Fitch Ratings affirmed New Jersey’s “A” bond rating Thursday instead of issuing a downgrade as it and other analysts have done in the past.
But Fitch analysts warned that pension costs are rising rapidly while lawmakers and Governor Christie are unable to find common ground on New Jersey’s biggest financial problems.
New Jersey’s A rating is one of the lowest in the country. Fitch, Moody’s Investors Service and Standard & Poor’s have downgraded the state’s bonds nine times since Christie, a Republican, took office in 2010.
Fitch analysts said that the state’s economic performance revved up in 2015 and that Christie’s most recent budget plans have relied on more realistic revenue forecasts than before.
Still, the A rating “incorporates sizable spending pressures, structural budget imbalance evidenced by persistent underfunding of liabilities, and the absence of consensus on short and long-term solutions to shift the state toward more sustainable finances,” Fitch analysts wrote in a note to investors Thursday.
Fitch is the first major credit-rating agency on Wall Street to weigh in on Christie’s new, $34.8 billion budget proposal for the fiscal year that begins July 1. The Democratic-controlled Legislature has scheduled several months of hearings on the budget plan.
“The governor’s proposed budget for fiscal 2017 is premised on 3.1 percent growth in expected revenue from fiscal 2016,” Fitch said, calling the forecast “reasonable.”
Over the long term, however, New Jersey still faces critical and fundamental problems such as a high debt load and soaring unfunded liabilities for pension and health-care benefits for public workers who retire.
“New Jersey benefits from high wealth and a broad economy; these positives are offset, however, by a high debt burden and sizable unfunded retiree liabilities,” Fitch said.
The pension system faces $40 billion in unfunded liabilities under the terms of state law, and $80 billion under more rigorous federal accounting standards. Meanwhile, the funding gap for health benefits for retirees surpasses $65 billion, Fitch said.
Representatives for Christie did not respond immediately to a request for comment Thursday.
Christie raised public workers’ retirement age and pension costs in 2011, yet the pension system for nearly 800,000 beneficiaries is still in danger of running out of money in the next decade after years of governors and lawmakers who neglected to fund pension costs at their full, legally required levels.
He has proposed cutting public workers’ health-care plans and using an estimated $2 billion in annual savings to fund the struggling pension system. Democrats and public-worker unions are opposed, saying workers already gave concessions to Christie and should not bear the entire cost of fixing a retirement system that politicians left untended for years.
“If implemented in their current form, Fitch believes the reforms could provide notable annual state cost savings and thus improve prospects for future budget sustainability,” analysts wrote. “However, it is uncertain if the proposals will gain significant traction in the current legislative session.”

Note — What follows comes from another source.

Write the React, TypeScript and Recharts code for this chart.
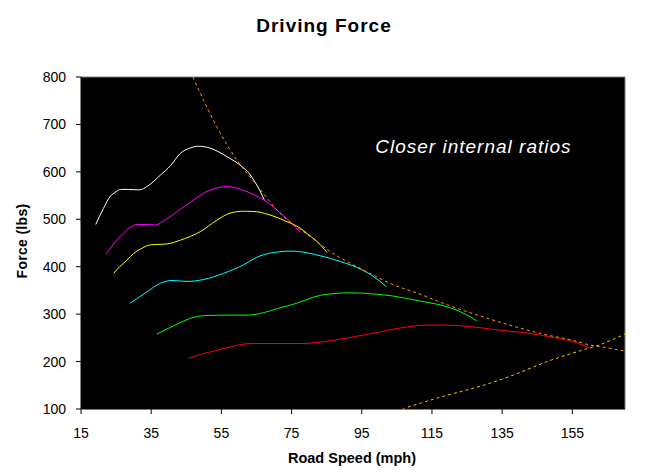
import React from "react";
import {
  LineChart,
  Line,
  XAxis,
  YAxis,
  CartesianGrid,
  ReferenceLine,
  ReferenceDot,
} from "recharts";

type Pt = { x: number; y: number };
const pts = (rows: number[][]): Pt[] => rows.map(([x, y]) => ({ x, y }));

// Tractive force per gear (road speed mph, force lbs)
const gear1 = pts([
  [19.2, 489], [21.4, 523], [23.3, 548], [25, 558], [26.2, 563], [28.5, 563],
  [31.6, 562], [34, 570], [37.6, 593], [40.5, 613], [43.3, 639], [46, 650],
  [48.5, 654], [51.8, 650], [54, 643], [56.6, 632], [60.9, 611], [63, 596],
  [64.7, 577], [66, 560], [67.2, 541],
]);
const gear2 = pts([
  [22.1, 426], [24, 445], [27, 470], [29, 483], [31, 489], [33.5, 489],
  [36.2, 488], [39, 499], [42.4, 516], [47.1, 541], [51.8, 562], [57, 569],
  [62.3, 558], [67, 541], [71.8, 513], [75, 492], [77.5, 472],
]);
const gear3 = pts([
  [24.3, 386], [26, 400], [28.1, 414], [30, 428], [31.9, 437], [34.7, 446],
  [37, 447], [39.5, 448], [43.3, 456], [49, 474], [53.7, 498], [57.5, 513],
  [61.3, 517], [65, 516], [68, 511], [73.7, 495], [77.5, 481], [79.4, 470],
  [82, 455], [85.1, 430],
]);
const gear4 = pts([
  [29, 323], [33.8, 347], [37.6, 365], [40.9, 371], [45.2, 369], [49.9, 373],
  [55.6, 386], [61.3, 404], [65.1, 420], [69.9, 430], [74.6, 433], [78, 431],
  [83.2, 423], [88.9, 411], [94.6, 395], [98.4, 379], [102, 358],
]);
const gear5 = pts([
  [36.6, 258], [42.4, 279], [46.1, 291], [50.4, 297], [57.6, 298], [62.3, 298],
  [67, 303], [71, 312], [76.5, 323], [81.3, 336], [85.1, 342], [91.7, 345],
  [99.3, 342], [104, 338], [107.9, 333], [112, 327], [116.4, 321], [120, 314],
  [123.1, 305], [126, 294], [127.8, 286],
]);
const gear6 = pts([
  [45.7, 207], [49, 215], [52.8, 222], [57.6, 231], [63.2, 238], [70, 238],
  [78, 238], [86, 244], [95.5, 256], [103.1, 267], [108.8, 274], [112.6, 277],
  [118, 277], [124, 275], [133.5, 267], [142.1, 260], [149.6, 251],
  [155.3, 242], [158, 235], [160.1, 228],
]);

// Maximum-power envelope and road-load (drag) curve
const powerLimit = pts([
  [46.9, 800], [50, 750], [53.7, 695], [59.4, 625], [65.1, 572], [70.8, 520],
  [80, 465], [87.9, 423], [95, 395], [105, 359], [109.8, 347], [120, 318],
  [128.8, 296], [138, 275], [147.8, 256], [155, 245], [160, 235], [165, 229],
  [170, 222],
]);
const roadLoad = pts([
  [106.5, 100], [112, 113], [119.3, 129], [128.8, 148], [138.3, 172],
  [147.8, 200], [157.3, 223], [162, 233.5], [170, 258],
]);

const xTicks = [15, 35, 55, 75, 95, 115, 135, 155];
const yTicks = [100, 200, 300, 400, 500, 600, 700, 800];

const gears: { data: Pt[]; color: string }[] = [
  { data: gear1, color: "#FFFFFF" },
  { data: gear2, color: "#FF00FF" },
  { data: gear3, color: "#FFFF00" },
  { data: gear4, color: "#00FFFF" },
  { data: gear5, color: "#00FF00" },
  { data: gear6, color: "#FF0000" },
];

const FONT = "Arial, 'Liberation Sans', sans-serif";

export default function App() {
  return (
    <div style={{ position: "relative", width: 640, height: 468 }}>
      <div
        style={{
          position: "absolute",
          left: -8,
          top: 7.6,
          width: 648,
          textAlign: "center",
          fontFamily: FONT,
          fontWeight: "bold",
          fontSize: 19,
          lineHeight: "19px",
          letterSpacing: 1,
          color: "#000",
        }}
      >
        Driving Force
      </div>
      <LineChart
        width={640}
        height={468}
        margin={{ top: 69, right: 23, bottom: 37, left: 0 }}
      >
        <CartesianGrid fill="#000000" stroke="none" horizontal={false} vertical={false} />
        <XAxis
          type="number"
          dataKey="x"
          domain={[15, 170]}
          ticks={xTicks}
          allowDataOverflow
          height={30}
          tickSize={5}
          tickMargin={14}
          stroke="#000"
          tick={{ fill: "#000", fontSize: 14, fontFamily: FONT }}
          label={{
            content: ({ viewBox }: any) => (
              <text
                x={viewBox.x + viewBox.width / 2 - 1}
                y={viewBox.y + 54.3}
                textAnchor="middle"
                fontFamily={FONT}
                fontWeight="bold"
                fontSize={14.5}
                fill="#000"
              >
                Road Speed (mph)
              </text>
            ),
          }}
        />
        <YAxis
          type="number"
          dataKey="y"
          domain={[100, 800]}
          ticks={yTicks}
          allowDataOverflow
          width={73}
          tickSize={5}
          tickMargin={10}
          stroke="#000"
          tick={{ fill: "#000", fontSize: 14, fontFamily: FONT }}
          label={{
            content: ({ viewBox }: any) => {
              const cx = viewBox.x + 18.7;
              const cy = viewBox.y + viewBox.height / 2 - 2;
              return (
                <text
                  x={cx}
                  y={cy}
                  transform={`rotate(-90 ${cx} ${cy})`}
                  textAnchor="middle"
                  fontFamily={FONT}
                  fontWeight="bold"
                  fontSize={14}
                  letterSpacing={0.3}
                  fill="#000"
                >
                  Force (lbs)
                </text>
              );
            },
          }}
        />
        <ReferenceLine y={800} stroke="#808080" strokeWidth={1} />
        <ReferenceLine x={170} stroke="#808080" strokeWidth={1} />
        {gears.map((g, i) => (
          <Line
            key={i}
            data={g.data}
            dataKey="y"
            type="monotone"
            stroke={g.color}
            strokeWidth={1}
            dot={false}
            activeDot={false}
            isAnimationActive={false}
          />
        ))}
        <Line
          data={powerLimit}
          dataKey="y"
          type="monotone"
          stroke="#FF9900"
          strokeWidth={1}
          strokeDasharray="3 3"
          dot={false}
          activeDot={false}
          isAnimationActive={false}
        />
        <Line
          data={roadLoad}
          dataKey="y"
          type="monotone"
          stroke="#FFC000"
          strokeWidth={1}
          strokeDasharray="3 3"
          dot={false}
          activeDot={false}
          isAnimationActive={false}
        />
        <ReferenceDot
          x={98.85}
          y={639}
          r={0}
          fill="none"
          stroke="none"
          label={{
            content: ({ viewBox }: any) => (
              <text
                x={viewBox.x}
                y={viewBox.y}
                textAnchor="start"
                fontFamily={FONT}
                fontStyle="italic"
                fontSize={19}
                letterSpacing={1}
                fill="#FFFFFF"
              >
                Closer internal ratios
              </text>
            ),
          }}
        />
      </LineChart>
    </div>
  );
}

A lower-end credit rating such as New Jersey’s would, under normal circumstances, lead to higher borrowing costs for major projects such as school construction and transportation projects. But the impact of New Jersey’s nine downgrades has been minimized because the Federal Reserve in recent years has kept interest rates near zero. The Fed has indicated that it may begin to raise interest rates this year.